Permaculture Olympics featuring Dale Swigging, Contour Conundrum, Salad Forage Triathalon and other events. I wonder if we can field a team?

Anyway, it’s getting late and my new playlist is almost finished, so I’m going to hit it. Will check in again tomorrow.

Convergence Preview and Update on my Site

July 3rd, 2008 by shrimppop

I’m getting ready to head off tomorrow to the NE Permie Convergence in Holyoke, MA. Got a call today from a man in Springwater looking for a ride share, so I’ll have some company and meet someone new. Also got an e-mail from Brian saying he was going to head down from his internship in Ashfield, MA. I posted a link in the Permaculture section to the NE Permaculture Wiki which looks to have a fair bit of useful information and established community. I talked on the phone to one of my cohorts from the Hancock PDC this spring, and I’m jonesing for some Permie get-together.

My plan is to live-blog or pseudo-live-blog the event. I’m bringing my iPod and mic, so I may try to get a podcast going. I’m also bringing the camera, though video is out for this time. I want to start lo-tech. I also want to be present to what’s going on there, unseparated by a camera, so I may do most of the work at night in the motel.

Meanwhile, I wanted to give an update on what’s going on here at home. Monday night a friend gave me some sorrel, bronze fennel, lupine and a baby horse chestnut, and I picked up some asparagus by the side of the road and got that all transplanted. In my walks I’m seeing a lot of sumac which I’ve pretty much considered a weed, but which appears to be a fast-growing nurse plant for berries, grapes, roses, nightshades, strawberries. So I’ve transplanted a couple to an area between the spruce and red maple that faces the main street, to start to build some privacy and nurse a shrub area- honeysuckle, dicentra, cherry, blueberry I’m thinking- that will also attract birds. We found a small infestation of Japanese Beetles on the northwest side of the house in the dicentra there. Apparently, knocking them into soapy water seems the best way to get rid of small batches. They don’t appear to have any natural predators, although some web sites state that grackles, starlings and chickens will eat them. I don’t really want to get into nematodes and bT.

The hierloom tomatoes I got a couple of weeks ago have been pretty thoroughly trashed by the deer. They must be tasty because they’ve left the romas alone. I got rhubarb chard and some of the onions in the other day, and I’m going to put the tomatillos in where the munged tomatoes were. Everything seems to be growing rather slowly, which I’m trying to figure out. The lettuces are looking good, we’ve been eating a lot of salad, and I’m getting some peas now that the weather has turned cooler and wetter.
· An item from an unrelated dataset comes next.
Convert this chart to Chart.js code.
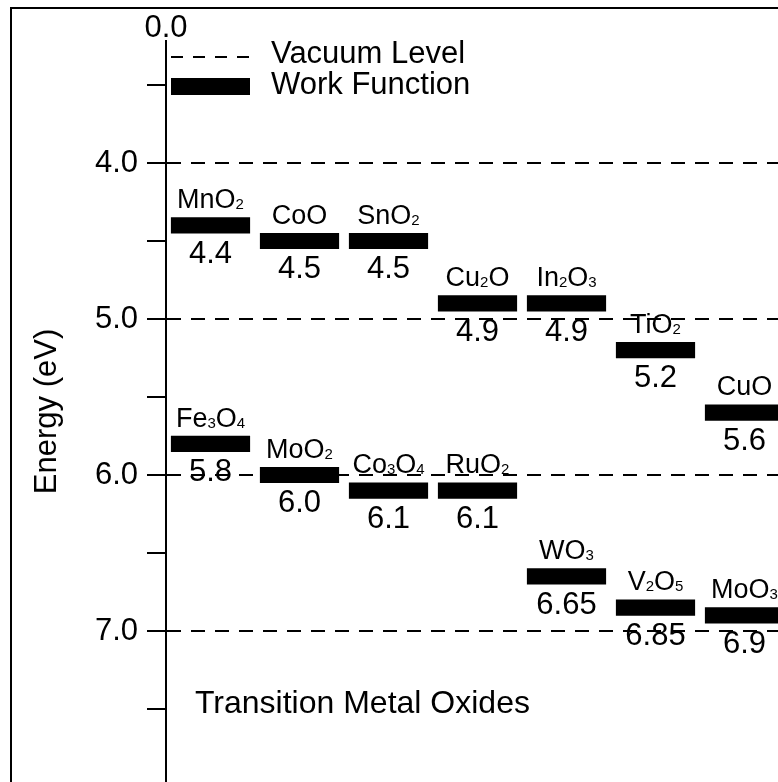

The Liberty apple closest to the walnut does not look too good, but the Cortlund is doing nicely. I need to put some intervening leguminous tree and a mulberry between the walnut and the liberty to mitigate the juglone effect.
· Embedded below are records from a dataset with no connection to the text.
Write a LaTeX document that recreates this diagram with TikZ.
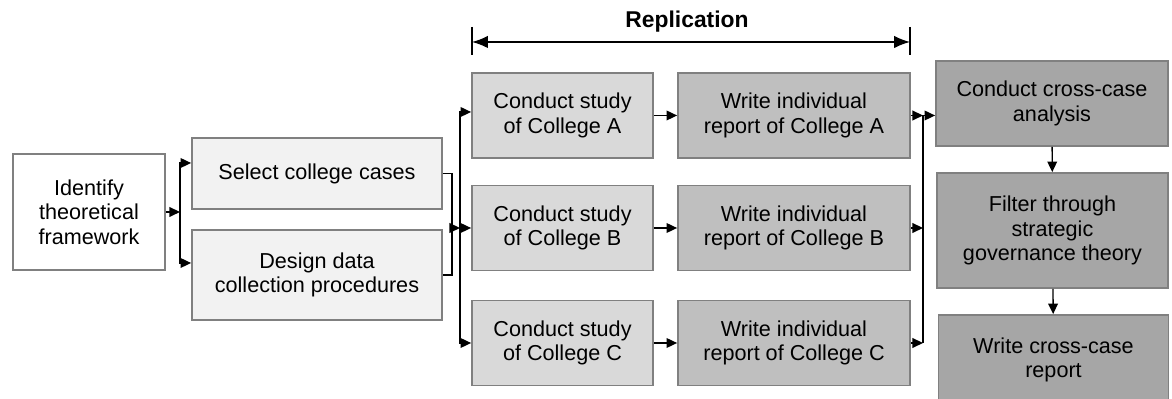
\documentclass[tikz,border=0pt]{standalone}
\usepackage{fontspec}
\setmainfont{Liberation Sans}
\usepackage {tikz}
\usetikzlibrary {positioning,arrows.meta}
\definecolor {boxline}{HTML}{808080}
\definecolor {palegray}{HTML}{F2F2F2}
\definecolor {lightgray}{HTML}{D9D9D9}
\definecolor {midgray}{HTML}{BFBFBF}
\definecolor {darkgray}{HTML}{A6A6A6}

\begin{document}
\begin{tikzpicture}[-{Triangle[length=6pt,width=5.5pt]}, line width=0.8pt,
  font=\fontsize{12.3pt}{14pt}\selectfont]
  \tikzstyle{stage}=[rectangle, draw=boxline, line width=1pt, align=center,
inner sep=0pt, text=black]
  \useasboundingbox (0,0) rectangle (23.44,7.98);

  \node[stage, fill=white, minimum width=3.04cm, minimum height=2.32cm] (S_1) at (1.78,3.74) {Identify\\theoretical\\framework};
  \node[stage, fill=palegray, minimum width=5cm, minimum height=1.42cm] (S_2) at (6.34,4.51) {Select college cases};
  \node[stage, fill=palegray, minimum width=5cm, minimum height=1.8cm] (S_3) at (6.34,2.48) {Design data\\collection procedures};
  \node[stage, fill=lightgray, minimum width=3.62cm, minimum height=1.7cm] (S_4) at (11.25,5.67) {Conduct study\\of College A};
  \node[stage, fill=midgray, minimum width=4.64cm, minimum height=1.7cm] (S_5) at (15.88,5.67) {Write individual\\report of College A};
  \node[stage, fill=lightgray, minimum width=3.62cm, minimum height=1.7cm] (S_6) at (11.25,3.42) {Conduct study\\of College B};
  \node[stage, fill=midgray, minimum width=4.64cm, minimum height=1.7cm] (S_7) at (15.88,3.42) {Write individual\\report of College B};
  \node[stage, fill=lightgray, minimum width=3.62cm, minimum height=1.7cm] (S_8) at (11.25,1.12) {Conduct study\\of College C};
  \node[stage, fill=midgray, minimum width=4.64cm, minimum height=1.7cm] (S_9) at (15.88,1.12) {Write individual\\report of College C};
  \node[stage, fill=darkgray, minimum width=4.64cm, minimum height=1.7cm] (S_10) at (21.04,5.91) {Conduct cross-case\\analysis};
  \node[stage, fill=darkgray, minimum width=4.62cm, minimum height=2.3cm] (S_11) at (21.05,3.37) {Filter through\\strategic\\governance theory};
  \node[stage, fill=darkgray, minimum width=4.6cm, minimum height=1.8cm] (S_12) at (21.07,0.78) {Write cross-case\\report};

  \node[font=\bfseries\fontsize{13pt}{14pt}\selectfont] (R) at (13.74,7.54) {Replication};
  \coordinate (R_1) at (9.44,7.14);
  \coordinate (R_2) at (18.2,7.14);
  \draw[{Latex[length=9pt,width=7pt]}-{Latex[length=9pt,width=7pt]}] (R_1) -- (R_2);
  \draw[-] ([yshift=0.3cm]R_1) -- ([yshift=-0.26cm]R_1);
  \draw[-] ([yshift=0.3cm]R_2) -- ([yshift=-0.26cm]R_2);

  \coordinate (J_1) at (3.6,3.74);
  \coordinate (J_2) at (9.04,3.42);
  \coordinate (J_3) at (9.2,3.42);
  \coordinate (J_4) at (18.46,5.67);

  \draw (S_1) -- (J_1);
  \draw (J_1) |- ([yshift=0.21cm]S_2.west);
  \draw (J_1) |- ([yshift=0.24cm]S_3.west);
  \draw[-] (S_2.east) -| (J_2) |- (S_3.east);
  \draw (J_2) -- (J_3);
  \draw (J_3) |- ([yshift=0.07cm]S_4.west);
  \draw (J_3) -- (S_6.west);
  \draw (J_3) |- (S_8.west);

  \draw (S_4) -- (S_5);
  \draw (S_6) -- (S_7);
  \draw (S_8) -- (S_9);

  \draw (S_5) -- (J_4);
  \draw (S_7) -- (S_7 -| J_4);
  \draw (S_9) -- (S_9 -| J_4);
  \draw[-] (J_4) -- (S_9 -| J_4);
  \draw (J_4) -- (J_4 -| S_10.west);

  \draw (S_10) -- (S_11);
  \draw (S_11) -- (S_12);
\end{tikzpicture}
\end{document}
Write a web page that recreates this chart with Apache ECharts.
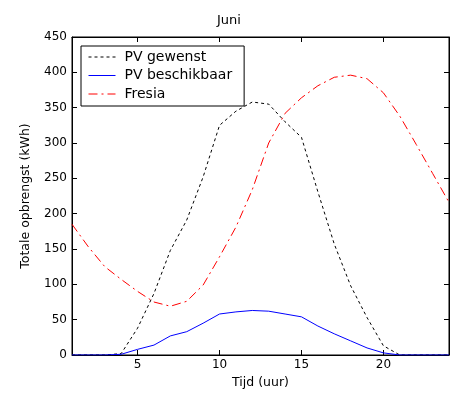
<!DOCTYPE html>
<html>
<head>
<meta charset="utf-8">
<script src="https://cdn.jsdelivr.net/npm/echarts@6/dist/echarts.min.js"></script>
<style>
html,body{margin:0;padding:0;background:#fff;}
#c{width:458px;height:399px;}
</style>
</head>
<body>
<div id="c"></div>
<script>
const hours = [1,2,3,4,5,6,7,8,9,10,11,12,13,14,15,16,17,18,19,20,21,22,23,24];
const pvGewenst = [0,0,0,2,38,87,148,191,252,325,345,358,355,330,308,231,157,98,53,13,0,0,0,0];
const pvBeschikbaar = [0,0,0,1,8,14,27,33,45,58,61,63,62,58,54,41,30,20,10,3,0,0,0,0];
const fresia = [185,153,125,107,90,75,69,76,99,139,181,234,300,342,364,381,393,396,391,371,338,298,257,216];
const xTicks = [5,10,15,20];
const seriesNames = ['PV gewenst','PV beschikbaar','Fresia'];
const FONT = 'DejaVu Sans';

function pairs(ys){ return hours.map((h,i)=>[h, ys[i]]); }

const chart = echarts.init(document.getElementById('c'), null, {renderer:'canvas'});
const axisLine = {show:true, onZero:false, lineStyle:{color:'#000', width:1}};
chart.setOption({
  backgroundColor:'#fff',
  animation:false,
  textStyle:{fontFamily:FONT, color:'#000'},
  title:{text:'Juni', left:'center', top:14, padding:0,
    textStyle:{fontFamily:FONT, fontSize:13, fontWeight:'normal', color:'#000'}},
  grid:{left:72, right:9, top:37, bottom:44, containLabel:false,
    show:true, borderColor:'#000', borderWidth:1, backgroundColor:'transparent'},
  legend:{
    orient:'vertical', left:81, top:46,
    data:seriesNames,
    backgroundColor:'#fff', borderColor:'#000', borderWidth:1,
    padding:[4,12,5,7],
    itemWidth:27, itemHeight:14, itemGap:4.5,
    itemStyle:{opacity:0},
    lineStyle:{width:1},
    textStyle:{fontFamily:FONT, fontSize:14, color:'#000', padding:[0,0,0,4]}
  },
  xAxis:[
    {type:'value', min:1, max:24, position:'bottom',
     axisLine:axisLine,
     axisTick:{show:true, inside:true, length:5, customValues:xTicks, lineStyle:{color:'#000'}},
     axisLabel:{show:true, customValues:xTicks, margin:4, fontFamily:FONT, fontSize:12, color:'#000'},
     splitLine:{show:false},
     name:'Tijd (uur)', nameLocation:'middle', nameGap:20,
     nameTextStyle:{fontFamily:FONT, fontSize:12.5, color:'#000'}},
    {type:'value', min:1, max:24, position:'top',
     axisLine:axisLine,
     axisTick:{show:true, inside:true, length:5, customValues:xTicks, lineStyle:{color:'#000'}},
     axisLabel:{show:false}, splitLine:{show:false}}
  ],
  yAxis:[
    {type:'value', min:0, max:450, interval:50, position:'left',
     axisLine:axisLine,
     axisTick:{show:true, inside:true, length:5, lineStyle:{color:'#000'}},
     axisLabel:{show:true, margin:5, fontFamily:FONT, fontSize:12, color:'#000'},
     splitLine:{show:false},
     name:'Totale opbrengst (kWh)', nameLocation:'middle', nameGap:40,
     nameTextStyle:{fontFamily:FONT, fontSize:12.5, color:'#000'}},
    {type:'value', min:0, max:450, interval:50, position:'right',
     axisLine:axisLine,
     axisTick:{show:true, inside:true, length:5, lineStyle:{color:'#000'}},
     axisLabel:{show:false}, splitLine:{show:false}}
  ],
  series:[
    {name:seriesNames[0], type:'line', data:pairs(pvGewenst), symbol:'none',
     lineStyle:{color:'#000', width:1, type:[3,3]}, itemStyle:{color:'#000'}},
    {name:seriesNames[1], type:'line', data:pairs(pvBeschikbaar), symbol:'none',
     lineStyle:{color:'#0000ff', width:1, type:'solid'}, itemStyle:{color:'#0000ff'}},
    {name:seriesNames[2], type:'line', data:pairs(fresia), symbol:'none',
     lineStyle:{color:'#ff0000', width:1, type:[9,4,2,4]}, itemStyle:{color:'#ff0000'}}
  ]
});
</script>
</body>
</html>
I started a water feature over the weekend to start moving water from the downspout near the herb bed over to the high point of the property where the pond will eventually go. I want a little rock-faced stream bed that will look nice whether there’s water flowing or not. I’m looking for some roofing slates to build up this water feature to flow the water from the downspout to the streambed. This all sounds romantic, but right now it’s some wet concrete slab and dug up dirt. I will post pictures when I get it working. As the Permies say: “happy little accidents and sad little failures.”

First Herb Spiral

June 27th, 2008 by shrimppop

This afternoon I helped these young people:

Herb Spiral Team

build this herb spiral:

herb spiral at SWAN

in less than an hour.

They totally made my day and made me feel like I’d done something worthwhile and fun for the day. I was able to forget about the idiocy of work for a bit. I was able to explain about the different micro-climates we were making, from dry at the top to moist at the bottom, hot and light on the southwest and top sides and darker and cooler on the north and east edges, how the bricks and soil form a more stable structure- they totally got it and hopefully now they can do their own spirals and teach others.